[WHAT YOU SHOULD DO] Quote every line below exactly as it reads.

[SOURCE MATERIAL]
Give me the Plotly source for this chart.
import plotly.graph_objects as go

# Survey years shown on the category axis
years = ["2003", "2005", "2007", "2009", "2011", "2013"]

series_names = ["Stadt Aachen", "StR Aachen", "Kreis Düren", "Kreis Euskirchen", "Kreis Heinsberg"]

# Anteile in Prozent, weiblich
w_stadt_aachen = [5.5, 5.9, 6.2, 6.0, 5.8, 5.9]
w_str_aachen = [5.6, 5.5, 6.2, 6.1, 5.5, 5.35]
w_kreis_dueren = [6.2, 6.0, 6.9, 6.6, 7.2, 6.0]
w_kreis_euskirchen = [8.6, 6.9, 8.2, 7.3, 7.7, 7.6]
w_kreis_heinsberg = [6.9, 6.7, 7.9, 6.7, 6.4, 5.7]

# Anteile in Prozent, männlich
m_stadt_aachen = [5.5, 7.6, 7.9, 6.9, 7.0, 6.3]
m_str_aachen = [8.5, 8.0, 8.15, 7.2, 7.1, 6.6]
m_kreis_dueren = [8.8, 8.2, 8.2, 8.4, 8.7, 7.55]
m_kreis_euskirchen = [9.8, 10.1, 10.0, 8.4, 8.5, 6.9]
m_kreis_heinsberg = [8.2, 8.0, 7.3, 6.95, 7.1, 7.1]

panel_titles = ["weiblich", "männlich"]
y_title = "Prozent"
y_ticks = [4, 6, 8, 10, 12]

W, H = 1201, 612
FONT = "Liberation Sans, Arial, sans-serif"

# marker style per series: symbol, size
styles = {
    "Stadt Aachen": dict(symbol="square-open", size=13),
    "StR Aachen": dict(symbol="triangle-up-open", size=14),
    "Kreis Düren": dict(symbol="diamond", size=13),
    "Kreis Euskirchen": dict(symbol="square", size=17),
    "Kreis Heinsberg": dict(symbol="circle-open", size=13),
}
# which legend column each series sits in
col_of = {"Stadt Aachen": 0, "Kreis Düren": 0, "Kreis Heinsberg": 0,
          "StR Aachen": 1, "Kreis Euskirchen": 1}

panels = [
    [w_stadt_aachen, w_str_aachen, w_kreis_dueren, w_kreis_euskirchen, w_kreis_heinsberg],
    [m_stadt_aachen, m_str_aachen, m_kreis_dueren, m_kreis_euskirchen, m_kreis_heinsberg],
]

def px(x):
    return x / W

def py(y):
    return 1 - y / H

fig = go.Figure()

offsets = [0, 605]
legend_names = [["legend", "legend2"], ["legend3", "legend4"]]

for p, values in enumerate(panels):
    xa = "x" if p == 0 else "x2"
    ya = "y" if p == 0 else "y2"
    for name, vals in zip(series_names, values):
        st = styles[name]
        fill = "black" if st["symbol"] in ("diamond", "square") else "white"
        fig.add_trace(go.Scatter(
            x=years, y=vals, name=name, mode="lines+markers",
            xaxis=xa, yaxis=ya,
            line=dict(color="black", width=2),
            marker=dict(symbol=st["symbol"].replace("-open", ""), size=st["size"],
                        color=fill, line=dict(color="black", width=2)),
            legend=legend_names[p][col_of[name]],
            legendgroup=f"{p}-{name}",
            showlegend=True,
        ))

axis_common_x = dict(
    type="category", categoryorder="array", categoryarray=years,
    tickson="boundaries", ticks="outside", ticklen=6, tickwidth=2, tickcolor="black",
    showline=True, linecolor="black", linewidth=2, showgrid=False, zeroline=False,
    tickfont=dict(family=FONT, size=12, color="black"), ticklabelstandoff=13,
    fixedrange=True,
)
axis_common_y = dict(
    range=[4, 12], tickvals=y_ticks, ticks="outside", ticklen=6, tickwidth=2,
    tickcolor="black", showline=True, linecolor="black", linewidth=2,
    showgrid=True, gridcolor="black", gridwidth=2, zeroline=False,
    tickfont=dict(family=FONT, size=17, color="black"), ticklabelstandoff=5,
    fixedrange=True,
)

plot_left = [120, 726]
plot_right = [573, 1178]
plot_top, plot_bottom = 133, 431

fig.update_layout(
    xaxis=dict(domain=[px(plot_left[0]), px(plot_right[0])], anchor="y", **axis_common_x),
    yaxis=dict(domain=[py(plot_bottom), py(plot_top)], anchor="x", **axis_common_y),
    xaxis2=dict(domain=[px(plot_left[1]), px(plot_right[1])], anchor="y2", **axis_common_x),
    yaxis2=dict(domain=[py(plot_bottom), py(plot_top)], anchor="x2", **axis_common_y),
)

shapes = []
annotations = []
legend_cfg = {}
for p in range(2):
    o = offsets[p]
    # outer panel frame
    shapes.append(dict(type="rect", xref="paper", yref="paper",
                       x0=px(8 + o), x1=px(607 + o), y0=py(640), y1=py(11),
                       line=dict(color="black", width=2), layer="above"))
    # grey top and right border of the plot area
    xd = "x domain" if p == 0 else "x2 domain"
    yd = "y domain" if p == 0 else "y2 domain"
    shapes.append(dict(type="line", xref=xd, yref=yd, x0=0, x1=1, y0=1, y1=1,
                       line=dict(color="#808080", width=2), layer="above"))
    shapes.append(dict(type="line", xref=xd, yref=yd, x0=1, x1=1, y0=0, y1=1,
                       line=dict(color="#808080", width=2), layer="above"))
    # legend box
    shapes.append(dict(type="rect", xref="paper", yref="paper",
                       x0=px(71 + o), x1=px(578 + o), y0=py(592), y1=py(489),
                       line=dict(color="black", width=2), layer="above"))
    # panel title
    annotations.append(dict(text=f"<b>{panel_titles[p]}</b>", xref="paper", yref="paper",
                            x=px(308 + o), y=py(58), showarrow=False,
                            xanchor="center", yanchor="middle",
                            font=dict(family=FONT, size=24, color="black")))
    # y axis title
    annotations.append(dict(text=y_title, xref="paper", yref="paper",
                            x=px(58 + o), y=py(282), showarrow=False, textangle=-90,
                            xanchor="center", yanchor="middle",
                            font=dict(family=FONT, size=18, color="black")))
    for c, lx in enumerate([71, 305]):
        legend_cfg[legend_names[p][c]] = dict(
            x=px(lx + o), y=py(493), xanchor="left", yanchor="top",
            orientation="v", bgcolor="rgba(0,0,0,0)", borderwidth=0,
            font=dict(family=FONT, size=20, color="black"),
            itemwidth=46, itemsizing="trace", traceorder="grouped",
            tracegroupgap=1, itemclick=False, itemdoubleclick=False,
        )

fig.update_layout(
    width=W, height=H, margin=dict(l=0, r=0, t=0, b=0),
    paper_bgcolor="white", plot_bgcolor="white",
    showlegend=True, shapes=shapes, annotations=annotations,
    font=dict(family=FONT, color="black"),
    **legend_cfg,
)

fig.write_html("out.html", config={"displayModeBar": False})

[ANSWER TO THIS PROBLEM]
Give me the Plotly source for this chart.
import plotly.graph_objects as go

# Survey years shown on the category axis
years = ["2003", "2005", "2007", "2009", "2011", "2013"]

series_names = ["Stadt Aachen", "StR Aachen", "Kreis Düren", "Kreis Euskirchen", "Kreis Heinsberg"]

# Anteile in Prozent, weiblich
w_stadt_aachen = [5.5, 5.9, 6.2, 6.0, 5.8, 5.9]
w_str_aachen = [5.6, 5.5, 6.2, 6.1, 5.5, 5.35]
w_kreis_dueren = [6.2, 6.0, 6.9, 6.6, 7.2, 6.0]
w_kreis_euskirchen = [8.6, 6.9, 8.2, 7.3, 7.7, 7.6]
w_kreis_heinsberg = [6.9, 6.7, 7.9, 6.7, 6.4, 5.7]

# Anteile in Prozent, männlich
m_stadt_aachen = [5.5, 7.6, 7.9, 6.9, 7.0, 6.3]
m_str_aachen = [8.5, 8.0, 8.15, 7.2, 7.1, 6.6]
m_kreis_dueren = [8.8, 8.2, 8.2, 8.4, 8.7, 7.55]
m_kreis_euskirchen = [9.8, 10.1, 10.0, 8.4, 8.5, 6.9]
m_kreis_heinsberg = [8.2, 8.0, 7.3, 6.95, 7.1, 7.1]

panel_titles = ["weiblich", "männlich"]
y_title = "Prozent"
y_ticks = [4, 6, 8, 10, 12]

W, H = 1201, 612
FONT = "Liberation Sans, Arial, sans-serif"

# marker style per series: symbol, size
styles = {
    "Stadt Aachen": dict(symbol="square-open", size=13),
    "StR Aachen": dict(symbol="triangle-up-open", size=14),
    "Kreis Düren": dict(symbol="diamond", size=13),
    "Kreis Euskirchen": dict(symbol="square", size=17),
    "Kreis Heinsberg": dict(symbol="circle-open", size=13),
}
# which legend column each series sits in
col_of = {"Stadt Aachen": 0, "Kreis Düren": 0, "Kreis Heinsberg": 0,
          "StR Aachen": 1, "Kreis Euskirchen": 1}

panels = [
    [w_stadt_aachen, w_str_aachen, w_kreis_dueren, w_kreis_euskirchen, w_kreis_heinsberg],
    [m_stadt_aachen, m_str_aachen, m_kreis_dueren, m_kreis_euskirchen, m_kreis_heinsberg],
]

def px(x):
    return x / W

def py(y):
    return 1 - y / H

fig = go.Figure()

offsets = [0, 605]
legend_names = [["legend", "legend2"], ["legend3", "legend4"]]

for p, values in enumerate(panels):
    xa = "x" if p == 0 else "x2"
    ya = "y" if p == 0 else "y2"
    for name, vals in zip(series_names, values):
        st = styles[name]
        fill = "black" if st["symbol"] in ("diamond", "square") else "white"
        fig.add_trace(go.Scatter(
            x=years, y=vals, name=name, mode="lines+markers",
            xaxis=xa, yaxis=ya,
            line=dict(color="black", width=2),
            marker=dict(symbol=st["symbol"].replace("-open", ""), size=st["size"],
                        color=fill, line=dict(color="black", width=2)),
            legend=legend_names[p][col_of[name]],
            legendgroup=f"{p}-{name}",
            showlegend=True,
        ))

axis_common_x = dict(
    type="category", categoryorder="array", categoryarray=years,
    tickson="boundaries", ticks="outside", ticklen=6, tickwidth=2, tickcolor="black",
    showline=True, linecolor="black", linewidth=2, showgrid=False, zeroline=False,
    tickfont=dict(family=FONT, size=12, color="black"), ticklabelstandoff=13,
    fixedrange=True,
)
axis_common_y = dict(
    range=[4, 12], tickvals=y_ticks, ticks="outside", ticklen=6, tickwidth=2,
    tickcolor="black", showline=True, linecolor="black", linewidth=2,
    showgrid=True, gridcolor="black", gridwidth=2, zeroline=False,
    tickfont=dict(family=FONT, size=17, color="black"), ticklabelstandoff=5,
    fixedrange=True,
)

plot_left = [120, 726]
plot_right = [573, 1178]
plot_top, plot_bottom = 133, 431

fig.update_layout(
    xaxis=dict(domain=[px(plot_left[0]), px(plot_right[0])], anchor="y", **axis_common_x),
    yaxis=dict(domain=[py(plot_bottom), py(plot_top)], anchor="x", **axis_common_y),
    xaxis2=dict(domain=[px(plot_left[1]), px(plot_right[1])], anchor="y2", **axis_common_x),
    yaxis2=dict(domain=[py(plot_bottom), py(plot_top)], anchor="x2", **axis_common_y),
)

shapes = []
annotations = []
legend_cfg = {}
for p in range(2):
    o = offsets[p]
    # outer panel frame
    shapes.append(dict(type="rect", xref="paper", yref="paper",
                       x0=px(8 + o), x1=px(607 + o), y0=py(640), y1=py(11),
                       line=dict(color="black", width=2), layer="above"))
    # grey top and right border of the plot area
    xd = "x domain" if p == 0 else "x2 domain"
    yd = "y domain" if p == 0 else "y2 domain"
    shapes.append(dict(type="line", xref=xd, yref=yd, x0=0, x1=1, y0=1, y1=1,
                       line=dict(color="#808080", width=2), layer="above"))
    shapes.append(dict(type="line", xref=xd, yref=yd, x0=1, x1=1, y0=0, y1=1,
                       line=dict(color="#808080", width=2), layer="above"))
    # legend box
    shapes.append(dict(type="rect", xref="paper", yref="paper",
                       x0=px(71 + o), x1=px(578 + o), y0=py(592), y1=py(489),
                       line=dict(color="black", width=2), layer="above"))
    # panel title
    annotations.append(dict(text=f"<b>{panel_titles[p]}</b>", xref="paper", yref="paper",
                            x=px(308 + o), y=py(58), showarrow=False,
                            xanchor="center", yanchor="middle",
                            font=dict(family=FONT, size=24, color="black")))
    # y axis title
    annotations.append(dict(text=y_title, xref="paper", yref="paper",
                            x=px(58 + o), y=py(282), showarrow=False, textangle=-90,
                            xanchor="center", yanchor="middle",
                            font=dict(family=FONT, size=18, color="black")))
    for c, lx in enumerate([71, 305]):
        legend_cfg[legend_names[p][c]] = dict(
            x=px(lx + o), y=py(493), xanchor="left", yanchor="top",
            orientation="v", bgcolor="rgba(0,0,0,0)", borderwidth=0,
            font=dict(family=FONT, size=20, color="black"),
            itemwidth=46, itemsizing="trace", traceorder="grouped",
            tracegroupgap=1, itemclick=False, itemdoubleclick=False,
        )

fig.update_layout(
    width=W, height=H, margin=dict(l=0, r=0, t=0, b=0),
    paper_bgcolor="white", plot_bgcolor="white",
    showlegend=True, shapes=shapes, annotations=annotations,
    font=dict(family=FONT, color="black"),
    **legend_cfg,
)

fig.write_html("out.html", config={"displayModeBar": False})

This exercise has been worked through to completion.